Ces mémoires connurent immédiatement un grand succès aussi bien en France qu’en Angleterre ou en Allemagne (introduit et commenté par Goethe lui-même), mais suscitèrent également beaucoup d’interrogations et de scepticisme.

Les Anglais ne crurent jamais avoir affaire au meurtrier de Nelson, ayant leurs propres candidats auréolés du titre de « vengeurs nationaux » qui assuraient avoir décimé tous les Français perchés dans le mât de misaine du Redoutable.

Les Français se montrèrent surtout intéressés par la mort de Villeneuve, car les rumeurs couraient sur un faux suicide, commandité dit-on par Napoléon lui-même … Malheureusement, l’histoire racontée par Guillemard présentait tellement d’erreurs et d’inexactitudes que la supercherie fut révélée dès 1828 dans les Annales maritimes et coloniales. D’autant qu’il était impossible de rencontrer le sergent en retraite, personne ne l’avait jamais rencontré !
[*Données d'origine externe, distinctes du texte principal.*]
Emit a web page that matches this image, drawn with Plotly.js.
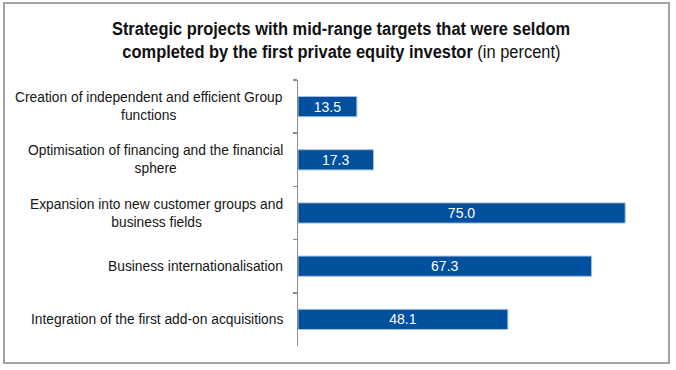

Le dénouement final eut lieu en 1830, toujours dans les colonnes des Annales maritimes et coloniales, quand un certain Lardier, ancien agent comptable de la Marine, certainement effrayé par l’impact de ses faux mémoires, avoua que  » Guillemard n’était qu’un personnage d’imagination, et ses prétendus mémoires, un roman historique ».

Les bibliographes pensent qu’Alexandre Lardier, lui aussi fils de notaire près de Six-Fours, marin sous l’Empire et donc bon connaisseur du monde de la Marine, se fit aider ou aida un avocat, Charles-Ogé Barbaroux, un Provençal lui-aussi, que la Restauration avait réduit aux travaux d’écriture pour vivre.